Studio album by La Mafia
- Released: April 23, 1994
- Genre: Tejano
- Label: Sony
- Producer: Armando Lichtenberger Jr.

La Mafia chronology
| Ahora y Siempre (1992) | Vida (1994) | Éxitos En Vivo (La Mafia album) (1995) |

= Vida (La Mafia album) =

Vida (Life) is the eighteenth studio album by La Mafia, released on April 23, 1994. The album reach the number two spot and stayed there for forty-seven weeks on the Billboard Latin Pop chart. "Vida" and "Me Duele Estar Solo" reached the number one spot.
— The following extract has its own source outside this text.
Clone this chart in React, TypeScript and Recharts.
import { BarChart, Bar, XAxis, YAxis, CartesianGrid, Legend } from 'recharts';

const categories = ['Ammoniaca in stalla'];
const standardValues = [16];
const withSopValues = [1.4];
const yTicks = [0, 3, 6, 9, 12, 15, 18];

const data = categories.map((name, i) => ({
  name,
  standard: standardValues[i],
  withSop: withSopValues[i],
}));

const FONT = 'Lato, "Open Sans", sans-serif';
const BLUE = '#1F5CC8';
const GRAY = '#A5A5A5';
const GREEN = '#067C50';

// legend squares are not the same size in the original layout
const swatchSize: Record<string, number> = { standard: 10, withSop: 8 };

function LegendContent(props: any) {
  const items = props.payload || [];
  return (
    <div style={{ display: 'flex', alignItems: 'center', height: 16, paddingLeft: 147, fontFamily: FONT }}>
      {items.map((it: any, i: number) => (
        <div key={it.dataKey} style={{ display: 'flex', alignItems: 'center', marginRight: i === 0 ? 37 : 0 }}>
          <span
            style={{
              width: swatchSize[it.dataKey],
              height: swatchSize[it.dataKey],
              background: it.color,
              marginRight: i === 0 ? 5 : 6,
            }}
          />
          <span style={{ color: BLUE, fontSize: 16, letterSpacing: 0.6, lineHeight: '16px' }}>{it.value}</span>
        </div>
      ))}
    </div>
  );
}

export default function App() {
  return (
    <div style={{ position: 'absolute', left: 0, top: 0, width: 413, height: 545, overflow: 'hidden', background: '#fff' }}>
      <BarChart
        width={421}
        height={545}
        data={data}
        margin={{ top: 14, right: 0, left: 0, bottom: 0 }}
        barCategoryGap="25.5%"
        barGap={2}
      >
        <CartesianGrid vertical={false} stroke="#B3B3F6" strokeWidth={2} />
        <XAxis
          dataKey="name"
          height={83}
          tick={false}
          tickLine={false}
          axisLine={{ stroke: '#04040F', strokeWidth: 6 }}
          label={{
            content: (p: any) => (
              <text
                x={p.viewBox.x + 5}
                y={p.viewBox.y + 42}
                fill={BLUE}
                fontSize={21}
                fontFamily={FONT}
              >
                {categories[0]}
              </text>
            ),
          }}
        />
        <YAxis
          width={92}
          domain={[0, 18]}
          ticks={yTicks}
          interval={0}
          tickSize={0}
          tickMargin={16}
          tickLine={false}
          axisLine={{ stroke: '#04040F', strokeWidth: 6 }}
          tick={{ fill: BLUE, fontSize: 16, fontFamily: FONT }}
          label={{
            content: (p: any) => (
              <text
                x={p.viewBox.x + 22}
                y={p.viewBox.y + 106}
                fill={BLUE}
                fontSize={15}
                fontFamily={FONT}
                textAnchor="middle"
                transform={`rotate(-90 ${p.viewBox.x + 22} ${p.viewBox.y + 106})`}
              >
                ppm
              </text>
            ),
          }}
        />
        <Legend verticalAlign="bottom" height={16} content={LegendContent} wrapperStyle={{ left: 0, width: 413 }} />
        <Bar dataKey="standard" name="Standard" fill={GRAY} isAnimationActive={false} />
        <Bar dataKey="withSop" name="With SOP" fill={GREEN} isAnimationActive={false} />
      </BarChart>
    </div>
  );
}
Vida was nominated for a Lo Nuestro Award for Pop Album of the Year at the 7th Lo Nuestro Awards.

==Track listing==

| No. | Title | Length |
|---|---|---|
| 1. | "Me Duele Estar Solo" | 3:28 |
| 2. | "Con Todo el Corazón" | 4:01 |
| 3. | "Más Que un Sueño" | 3:09 |
| 4. | "Hazme una Señal" | 3:24 |
| 5. | "Llueve" | 3:07 |
| 6. | "Vida" | 3:26 |
| 7. | "Perdóname, Volvalmos Al Amor" | 3:33 |
| 8. | "Voy Pidiéndole a la Vida" | 3:29 |
| 9. | "Buena Suerte" | 3:41 |
| 10. | "Yo Soy Ese Romántico" | 3:15 |
| 11. | "Yo Quería" | 3:24 |
| 12. | "Cada Vuelta de Esquina" | 2:46 |
| 13. | "Forbidden Love" (bonus track) | 4:02 |

== Chart positions ==

| Year | Chart | Peak |
|---|---|---|
| 1994 | Billboard Latin Pop | 1 |
| 1994 | Billboard Top Latin Albums | 2 |

== Certifications ==

| Region | Certification | Certified units/sales |
| United States (RIAA) | 5× Platinum (Latin) | 300,000^{‡} |
^{‡} Sales+streaming figures based on certification alone.